Like you, I come to Church today with a heavy heart. A heart that is trying to make sense of the tragedy that took place in Newtown on Friday. In one of my prior assignments, I was stationed just two towns over from Newtown in a parish in New Milford, CT. These types of tragedies always confound us; always challenge our minds and our hearts; but somehow it seems even more difficult when it happens so close to home. In the past when we’ve heard of these kinds of things they have been further away – out in the Midwest, somewhere in the South. Not in our picturesque and peaceful New England. These things are not supposed to happen here. And yet, here we are today.
What are we to make of all of this? Some people say things like, “We don’t understand it but it is part of God’s plan” or “God needed another angel” or some other attempt to find an understanding or something that makes sense. But, I think step one for us has got to be to acknowledge that it doesn’t make sense. That God didn’t do this; that there wasn’t just a need for another angel or saint or some other story. Instead, it is the most difficult reality of our lives on earth – that sometimes horrible things happen and they leave us confounded and confused. Sometimes evil breaks into our otherwise peaceful existence and we are rocked by it.
But, that doesn’t mean that we just have to accept that reality. Instead, I think that as always God does speak to us in these most challenging of moments. God is not the author of these tragedies; He doesn’t plan them or condone them. In fact, they are the exact opposite of Him. God, as St. John tells us, is love itself. Anything so that is not of love, is not of God. This act was not of God.
So, where was God in all of this? We heard it in our first reading from Zephaniah, “The LORD, your God, is in your midst.” Evil spoke for a moment on Friday; a horrible moment. But in the moment-upon-moments since, God has been speaking, present in the police and other workers who ran to the scene. In the teachers and other staff at the school for whom even the word “hero” doesn’t seem quite adequate to explain what they did; protecting their children, some in even the most extreme way possible.
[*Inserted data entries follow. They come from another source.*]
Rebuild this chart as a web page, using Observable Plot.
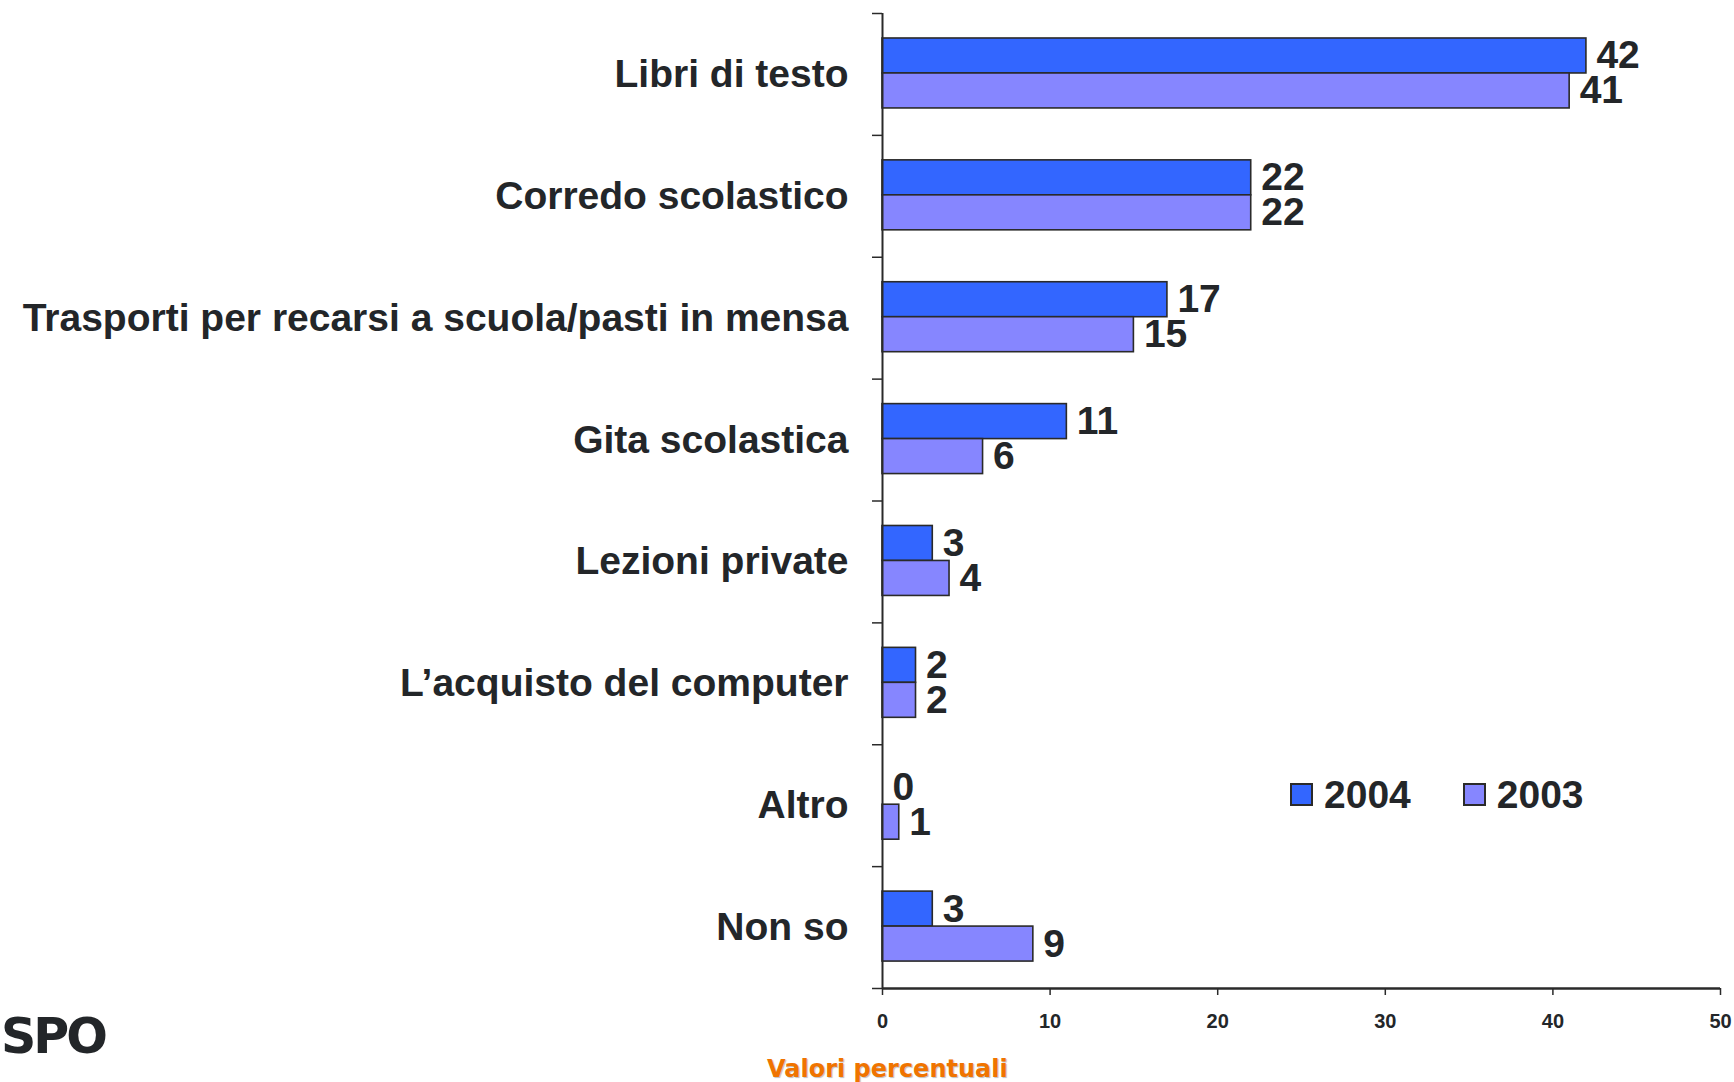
<!DOCTYPE html>
<html>
<head>
<meta charset="utf-8">
<script src="https://cdn.jsdelivr.net/npm/d3@7"></script>
<script src="https://cdn.jsdelivr.net/npm/@observablehq/plot@0.6"></script>
<style>
  html, body { margin: 0; padding: 0; background: #fff; }
  body { width: 1734px; height: 1082px; position: relative; overflow: hidden;
         font-family: "Liberation Sans", Arial, sans-serif; color: #232629; }
  #chart { position: absolute; left: 0; top: 0; }
  #legend { position: absolute; left: 1290px; top: 775px; display: flex; align-items: center;
            font-size: 39px; font-weight: bold; line-height: 1; }
  #legend .item { display: flex; align-items: center; margin-right: 52px; }
  #legend .sw { width: 19px; height: 19px; border: 2px solid #2a2a2a; margin-right: 11px; }
  #xlabel { position: absolute; left: 767px; top: 1057px; font-family: "DejaVu Sans", sans-serif;
            font-weight: bold; font-size: 24px; line-height: 1; color: #F07400;
            text-shadow: 1px 1px 1px rgba(0,0,0,0.25); white-space: nowrap; }
  #logo { position: absolute; left: 1px; top: 1012px; font-family: "DejaVu Sans", sans-serif;
          font-weight: bold; font-size: 49px; line-height: 1; color: #232629; letter-spacing: -3px; }
</style>
</head>
<body>
<div id="chart"></div>
<div id="legend"></div>
<div id="xlabel">Valori percentuali</div>
<div id="logo">SPO</div>
<script>
const categories = [
  "Libri di testo",
  "Corredo scolastico",
  "Trasporti per recarsi a scuola/pasti in mensa",
  "Gita scolastica",
  "Lezioni private",
  "L\u2019acquisto del computer",
  "Altro",
  "Non so"
];
const series = ["2004", "2003"];
const values2004 = [42, 22, 17, 11, 3, 2, 0, 3];
const values2003 = [41, 22, 15, 6, 4, 2, 1, 9];
const xTicks = [0, 10, 20, 30, 40, 50];
const colors = ["#3366FF", "#8686FF"];

// bar band layout inside each category slot (fractions of the slot)
const slot = {"2004": [0.205, 0.492], "2003": [0.492, 0.779]};

const rows = [];
categories.forEach((c, i) => {
  rows.push({category: c, idx: i, series: "2004", value: values2004[i]});
  rows.push({category: c, idx: i, series: "2003", value: values2003[i]});
});

const chart = Plot.plot({
  width: 1734,
  height: 1082,
  marginLeft: 882,
  marginRight: 14,
  marginTop: 13,
  marginBottom: 94,
  style: {fontFamily: "'Liberation Sans', Arial, sans-serif", fontWeight: "bold", color: "#232629", background: "#fff"},
  x: {domain: [0, 50]},
  y: {domain: [0, categories.length], reverse: true},
  color: {domain: series, range: colors},
  marks: [
    Plot.rectX(rows, {
      x1: () => 0,
      x2: "value",
      y1: d => d.idx + slot[d.series][0],
      y2: d => d.idx + slot[d.series][1],
      fill: "series",
      stroke: "#2a2a2a",
      strokeWidth: 1.6
    }),
    Plot.text(rows, {
      x: "value",
      y: d => d.idx + (slot[d.series][0] + slot[d.series][1]) / 2,
      text: d => String(d.value),
      dx: 10,
      textAnchor: "start",
      fontSize: 39,
      fontWeight: "bold",
      fill: "#232629"
    }),
    Plot.ruleX([0], {stroke: "#2a2a2a", strokeWidth: 2}),
    Plot.ruleY([categories.length], {stroke: "#2a2a2a", strokeWidth: 2.5}),
    Plot.axisY({
      ticks: d3.range(categories.length + 1),
      tickSize: 10,
      tickFormat: () => "",
      stroke: "#2a2a2a",
      strokeWidth: 1.5,
      label: null
    }),
    Plot.axisY({
      ticks: categories.map((c, i) => i + 0.5),
      tickSize: 0,
      tickPadding: 34,
      tickFormat: v => categories[Math.floor(v)],
      fontSize: 39,
      fontWeight: "bold",
      fill: "#232629",
      label: null
    }),
    Plot.axisX({
      ticks: xTicks,
      tickSize: 7,
      tickPadding: 18,
      tickFormat: d => String(d),
      fontSize: 20,
      fontWeight: "bold",
      stroke: "#2a2a2a",
      strokeWidth: 1.5,
      fill: "#232629",
      label: null
    })
  ]
});
document.getElementById("chart").appendChild(chart);

const legend = document.getElementById("legend");
series.forEach((s, i) => {
  const item = document.createElement("div");
  item.className = "item";
  const sw = document.createElement("div");
  sw.className = "sw";
  sw.style.background = colors[i];
  const label = document.createElement("span");
  label.textContent = s;
  item.appendChild(sw);
  item.appendChild(label);
  legend.appendChild(item);
});
</script>
</body>
</html>
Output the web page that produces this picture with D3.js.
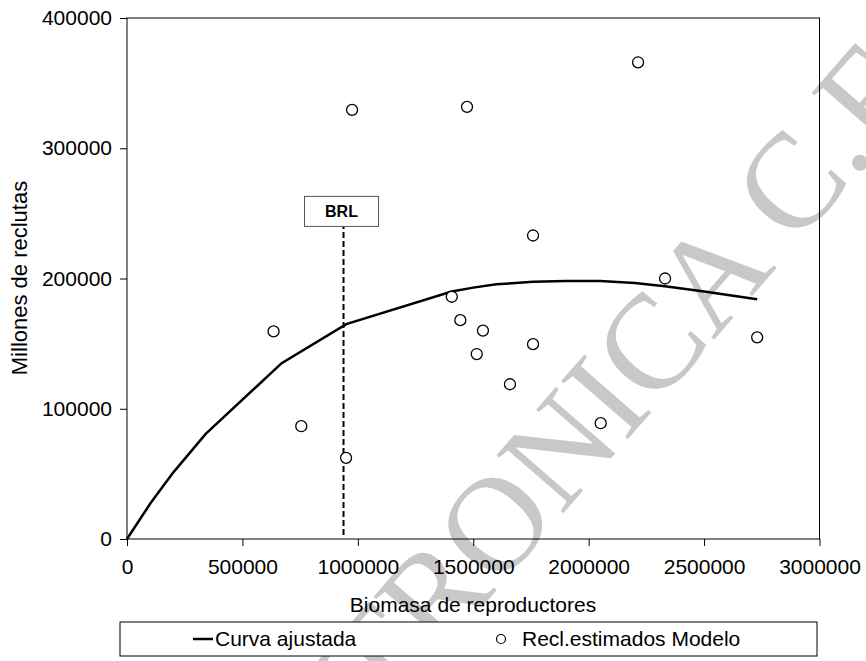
<!DOCTYPE html>
<html>
<head>
<meta charset="utf-8">
<script src="https://cdn.jsdelivr.net/npm/d3@7"></script>
<style>
  body { margin: 0; background: #fff; }
  svg { display: block; font-family: "Liberation Sans", Arial, sans-serif; }
</style>
</head>
<body>
<svg id="chart" width="866" height="661"></svg>
<script>
// observed points (biomasa, reclutas)
const biomasa  = [975000, 1473000, 2214000, 1759000, 2331000, 1407000, 1444000, 1542000, 1515000, 1759000, 1659000, 2730000, 2052000, 635000, 755000, 949000]
const reclutas = [329500, 331800, 366000, 233000, 200000, 186000, 168000, 160000, 142000, 149600, 118800, 154800, 88900, 159400, 86600, 62300]

// fitted curve
const curvaX = [0, 100000, 200000, 340000, 670000, 950000, 1407000, 1500000, 1600000, 1760000, 1900000, 2050000, 2200000, 2330000, 2500000, 2730000]
const curvaY = [0, 27000, 51000, 80500, 135000, 165000, 190000, 193000, 195500, 197500, 198000, 198000, 196500, 194000, 190000, 184000]

const brl = 938000
const brlTop = 240000

const xTicks = [0, 500000, 1000000, 1500000, 2000000, 2500000, 3000000]
const yTicks = [0, 100000, 200000, 300000, 400000]

const margin = { top: 18, left: 127 }
const W = 692.5, H = 521
const fs = 21

const svg = d3.select('#chart')

// watermark
svg.append('text')
  .attr('transform', 'translate(940,80) rotate(-49)')
  .attr('text-anchor', 'end')
  .attr('font-family', '"Liberation Serif", "Times New Roman", serif')
  .attr('font-size', 135)
  .attr('fill', '#c8c8c8')
  .text('ELECTRONICA C.F.')

const g = svg.append('g').attr('transform', `translate(${margin.left},${margin.top})`)

const x = d3.scaleLinear().domain([0, 3000000]).range([0, W])
const y = d3.scaleLinear().domain([0, 400000]).range([H, 0])

// frame
g.append('rect')
  .attr('width', W).attr('height', H)
  .attr('fill', 'none').attr('stroke', '#000').attr('stroke-width', 1)

const xAxis = g.append('g')
  .attr('transform', `translate(0,${H})`)
  .call(d3.axisBottom(x).tickValues(xTicks).tickFormat(d3.format('d')).tickSize(7).tickSizeOuter(0))
const yAxis = g.append('g')
  .call(d3.axisLeft(y).tickValues(yTicks).tickFormat(d3.format('d')).tickSize(7).tickSizeOuter(0))

;[xAxis, yAxis].forEach(a => {
  a.select('.domain').remove()
  a.selectAll('line').attr('stroke', '#000')
  a.selectAll('text').attr('font-size', fs).attr('fill', '#000')
    .attr('font-family', '"Liberation Sans", Arial, sans-serif')
})
xAxis.selectAll('text').attr('dy', '1.2em')
yAxis.selectAll('text').attr('dx', '-5')

// BRL line and box
g.append('line')
  .attr('x1', x(brl)).attr('x2', x(brl))
  .attr('y1', y(0) - 4).attr('y2', y(brlTop))
  .attr('stroke', '#000').attr('stroke-width', 2).attr('stroke-dasharray', '6,3')
g.append('rect')
  .attr('x', x(brl) - 39).attr('y', y(brlTop) - 30)
  .attr('width', 74).attr('height', 30)
  .attr('fill', '#fff').attr('stroke', '#555')
g.append('text')
  .attr('x', x(brl) - 2).attr('y', y(brlTop) - 9)
  .attr('text-anchor', 'middle').attr('font-weight', 'bold').attr('font-size', 16)
  .text('BRL')

// curve
const curva = curvaX.map((d, i) => [d, curvaY[i]])
g.append('path')
  .datum(curva)
  .attr('fill', 'none').attr('stroke', '#000').attr('stroke-width', 2.5)
  .attr('d', d3.line().x(d => x(d[0])).y(d => y(d[1])))

// points
g.selectAll('.pt')
  .data(biomasa.map((d, i) => [d, reclutas[i]]))
  .enter().append('circle')
  .attr('class', 'pt')
  .attr('cx', d => x(d[0])).attr('cy', d => y(d[1]))
  .attr('r', 5.5)
  .attr('fill', '#fff').attr('stroke', '#000').attr('stroke-width', 1.3)

// axis titles
svg.append('text')
  .attr('x', 473).attr('y', 612)
  .attr('text-anchor', 'middle').attr('font-size', fs)
  .text('Biomasa de reproductores')
svg.append('text')
  .attr('transform', 'translate(27,278) rotate(-90)')
  .attr('text-anchor', 'middle').attr('font-size', 22)
  .text('Millones de reclutas')

// legend
const lg = svg.append('g')
lg.append('rect')
  .attr('x', 120).attr('y', 622).attr('width', 697).attr('height', 34)
  .attr('fill', '#fff').attr('stroke', '#000')
lg.append('line')
  .attr('x1', 193).attr('x2', 213).attr('y1', 639).attr('y2', 639)
  .attr('stroke', '#000').attr('stroke-width', 2.5)
lg.append('text')
  .attr('x', 215).attr('y', 646).attr('font-size', fs)
  .text('Curva ajustada')
lg.append('circle')
  .attr('cx', 501).attr('cy', 639).attr('r', 4.5)
  .attr('fill', '#fff').attr('stroke', '#000').attr('stroke-width', 1.2)
lg.append('text')
  .attr('x', 522).attr('y', 646).attr('font-size', fs)
  .text('Recl.estimados Modelo')
</script>
</body>
</html>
God has been present in the overwhelming love of parents rushing to the school and taking their children home; in the community that has already gathered and will continue in the days, weeks and months ahead together – holding each other, crying together, comforting one another, helping them get through.
Certainly one of the things that many have said is how this is an added tragedy being so close to Christmas. That it will be difficult not to associate this time of year with what happened. And that is true. The singing of happy songs; the laughter around the dinner table; the ripping open of presents will be muted; perhaps for quite some time. But, I think that this moment also brings to mind what Christmas is really about. It’s not about those superficial – even if joyful – things, as much as we love them. Christmas is about what we celebrate all through Advent leading up to Christmas day; as we heard from Zephaniah. It is about a God who is in our midst. Christmas is all about Emmanuel – a name which we hear over and over again means “God is with us”.
What we celebrate in just over a week is the incredible reality that in the darkness; in the struggle and pain that life sometimes brings; in our challenges and in our sorrows – our God chose not to remain distant from us, but that He came into our midst; that He entered our world as one of us; that He came to comfort us; hold us; cry with us; laugh with us; and to be with us in every way possible. The famous dramatist Paul Claudel said it this way, “Jesus did not come to explain away suffering or remove it. He came to fill it with His presence.”
This is the hope of Advent. This is the hope of Christmas. The darkness is never the end of our story; death never wins the day. Tragedy is not our curtain call. For the believer in Jesus Christ, there is always another chapter; one that begins with the Word becoming Flesh. One that ends with a Savior who conquers even death itself; who even in the midst of the most horrible things we can imagine brings life right out of the grip of death. In the shock of this moment; in the newness of the pain we feel, it may be hard to see that today; but in faith, in our hearts we must believe it. This is not only the hope of Advent and Christmas; but it is the hope of Newtown and of this town. It must be the hope that dawns in our hearts. Jesus wants to fill this moment with His presence.
So, if someone asks, where was God in all of this, you can answer: Evil spoke for a moment; and God has been speaking since – speaking words of love, and comfort and care and hope. Our God is not far away and distant from us, but He is Emmanuel, He is with us; He is here holding us in His arms and comforting us with His words and with His sacraments – His abiding presence in our midst.
Our God has welcomed 26 new saints into the glory of Heaven. We pray for them today. And our God seeks to remind us once again that He is right here in our midst; in our hearts; in our world – reminding us that as we welcome Him with hearts full of grief, we also welcome Him with hearts full of hope in His Son.
May God give birth in our hearts to a renewed sense of hope this Christmas; may He help us to become more and more a world of peace, safety and joy. May all those holy innocents who are now saints in Heaven, rest in peace. And may all those who grieve their loss be comforted by a God who wants to fill their pain and struggle with His loving presence. “The LORD, your God, is in your midst.”
May the Lord give each of us His peace.